Six months after implementing general management in the NHS, the Department of Health finally recruited a general manager to head the service. Many expected a high profile household name. However, Victor Paige, deputy chair of the National Freight Corporation, did not quite fit the bill.

Like many others with careers outside the NHS, Mr Paige struggled to establish himself. He resigned after 18 months, complaining of interference from politicians and civil servants.

“He did not have the authority to be what you might call a chief executive,” says then health secretary Lord Fowler.

“I became persuaded in the end that the way round this was to have an NHS commission that would answer to the DH but be one step away from it.”

The outsiders tale: ‘I was called the Axeman’

Efforts to recruit general managers from outside the NHS had mixed success. Salaries were too modest to attract many from business, but recently retired officers from the armed forces - enjoying generous pensions - found the posts offered an attractive second career. Few survived to the end of their three year contracts, having underestimated the job’s complexity and doctors’ power. A more successful outsider was Lorne Williamson. He joined from industry, first as district general manager of Brent health authority and then of Tower Hamlets. He says coming from a family of doctors helped.

“I remember my first interview. I was asked how I would deal with an awkward consultant. I said my father was an awkward consultant and therefore I have experience. The lay people thought that was excellent and the medics thought, ‘he’s one of us’.”

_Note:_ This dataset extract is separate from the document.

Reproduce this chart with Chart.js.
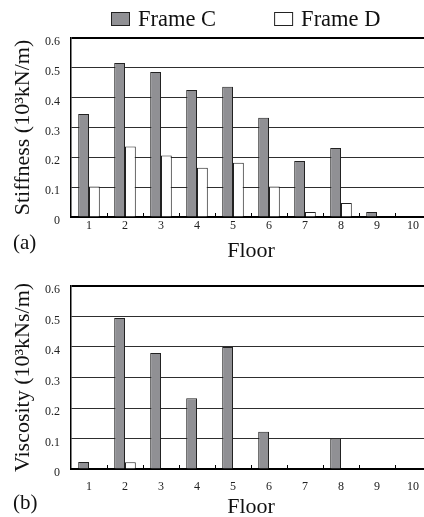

He was quick to grasp the importance of getting on with the “power broker medics” who could block change. “I was told it was impossible to deal with inefficient or lazy doctors directly. If I took on a doctor directly, that would be the end. We did get rid of several, but not by the direct method.”

The general managers who joined from the forces “could not handle mixed messages”, Mr Williamson says, whereas his career had equipped him for them.

“In industry, being the managing director of a subsidiary company, we had tension with head office telling us to do one thing and the practicalities telling us to do something else.”

What he calls “the people’s republic of Brent” was an “overtly political” health authority that voted on every issue and where “almost everyone” was against the government. Employees felt little loyalty to their hospital - unlike today, he says.

“Managing in a goldfish bowl” gave him a high profile. “I still have in my loo a leaving present, which was a collage of headlines I attracted. I was called the axeman. I was seen as an agent of change.”

Yet Mr Williamson believes his lack of NHS experience was an advantage. “I was not expected to do things the same way as other people. I got away with a lot. My long term strategic plan was two sides of A4. The average was an inch thick.”

He left Brent when it was merged with Paddington HA, was briefly a locum general manager in North Hertfordshire, which he described as “just too dull”, then joined Tower Hamlets in a hunt for more “headlines, confrontations and victories”. Faced with another reorganisation, he left the NHS in 1992, although he is now a governor of Cambridge University Hospitals foundation trust.

“It was a great experience and I have great admiration for the NHS. Management is much more professional now, but it is hidebound by regulation and fear of risk.”